Remembering — and rereading — Stanley Cavell
In his writing and interests, Harvard philosopher roamed far beyond the academy
Stanley Cavell was no ordinary philosopher, especially when he wrote.
“The quality of his writing was rigorous, but also personal. He addressed the reader quite directly and, at times, intimately,” said Brian D. Young Professor of Philosophy Richard Moran, who recalled Cavell’s impact on him as an undergraduate — years before they would become friends and colleagues.
“As a young person first discovering philosophy, you have to acquire the habit and the pleasure of rereading the texts, and continuing to learn from them. For me the richness and intensity of Cavell’s writing continually rewards that attention and was a major part of my education in philosophical reading. It is these same qualities that enabled Cavell’s writing to gain such a wide audience outside of academic philosophy.”
Cavell, Walter M. Cabot Professor of Aesthetics and the General Theory of Value, Emeritus, died June 19 in Boston at 91. A faculty member for decades and a co-founder of the Harvard Film Archive, he published 18 books, including “Must We Mean What We Say?,” “Pursuits of Happiness: The Hollywood Comedy of Remarriage,” “The World Viewed,” “The Claim of Reason,” and “Disowning Knowledge.”
“I first discovered Cavell’s writing in the 1970s, and his originality and range as a philosopher made a deep impression on me,” said Moran. “Today it is perhaps easy to forget or take for granted how pioneering he was. Academic philosophy has expanded and changed since the ’70s, but at the time there was hardly anyone writing across the gap between analytic and continental traditions, much less making movies, or Thoreau, or Shakespeare topics for serious philosophical reflection. He changed the possibilities of philosophical writing.”
Born in Atlanta to Jewish immigrants, Cavell enrolled at the University of California, Berkeley, at age 16, graduating in 1947. A talented jazz pianist, he briefly attended the Juilliard School in New York before returning to the West Coast to take psychology and philosophy courses at UCLA. He completed his doctoral studies at Harvard and joined the faculty in 1963, as Civil Rights activism intensified on campuses nationwide. He taught in the Freedom Summer voting rights effort at Tougaloo College in Mississippi in 1964, and helped a student-driven campaign at Harvard to found the department of African-American studies.
“At the time there was hardly anyone … making movies, or Thoreau, or Shakespeare topics for serious philosophical reflection. He changed the possibilities of philosophical writing.”

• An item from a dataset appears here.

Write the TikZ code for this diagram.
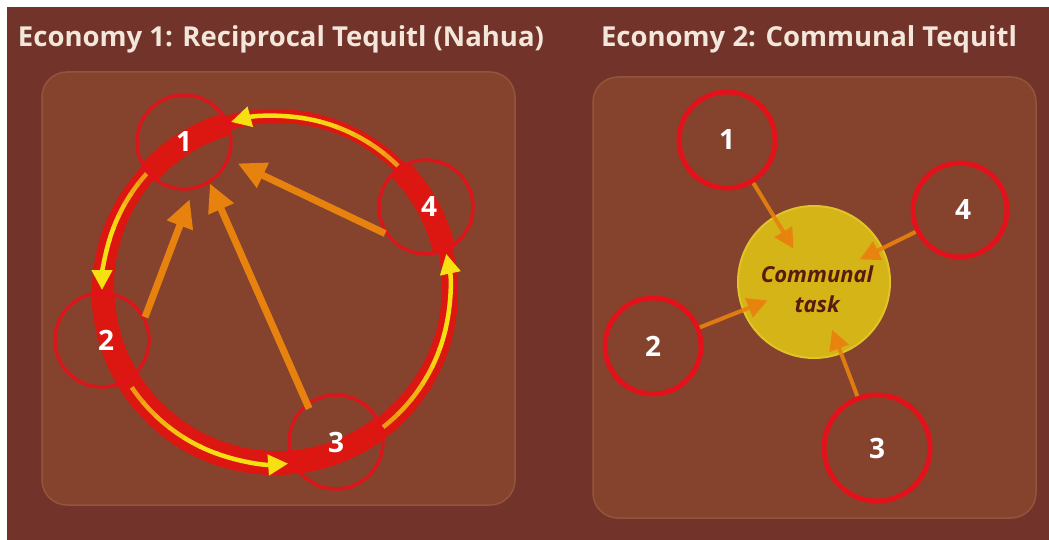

Richard Moran, Brian D. Young Professor of Philosophy
Film was never far from Cavell’s mind, as he explained to a UC Berkeley interviewer in 2008.
“What’s kept me going,” he said, “was the sense that it was not a question of why I was interested in film, but a question of why, since everyone is interested in film (one supposes throughout the world), why don’t philosophers write about it? That was the question that, perhaps, more than anything, puzzled, bothered, even provoked me.”
Along with film scholar Vlada Petric and documentarian Robert Gardner, Cavell co-founded the HFA in 1979.
“Stanley so facilitated a pleasurably logical bridge across Quincy Street that connected the humanities in Harvard Yard to the then-new Carpenter Center,” said Steven Brown, a onetime Cavell student who now manages the archive’s box office. “The arts are integrated into the practice of teaching humanities much more deliberately now, but this was not such the case in the ’80s when I took his ‘Moral Perfectionism’ course.
“In the Harvard Film Archive, cinema came into the classroom and vice versa. And it was done with such élan and without a whit of pretension.”
Cavell made a “profound” impression in the classroom, said Moran. “His work and support of students extended many, many years after they graduated, and he left his mark on many people outside philosophy.”
Those people included the film director Terrence Malick ’65, Moran added.
Literature was another Cavell passion, expressed powerfully through his engagement with Shakespeare. His first essay on the plays, a 1966‒67 study of “King Lear,” marked an influential beginning to decades of writing on the Bard and other literary giants.
“Cavell made contributions to classic philosophical problems such as the understanding of philosophical skepticism, and to the understanding of canonical philosophers such as Wittgenstein and J.L. Austin,” said Moran. “But in bringing them into dialogue with figures like Beckett or Wordsworth, he also brought out the literary side of philosophical texts as well as what is philosophical in poetry, drama, and film. His writing is like nothing else in philosophy.”
A memorial service and conference to honor Cavell will be held at Harvard in the fall.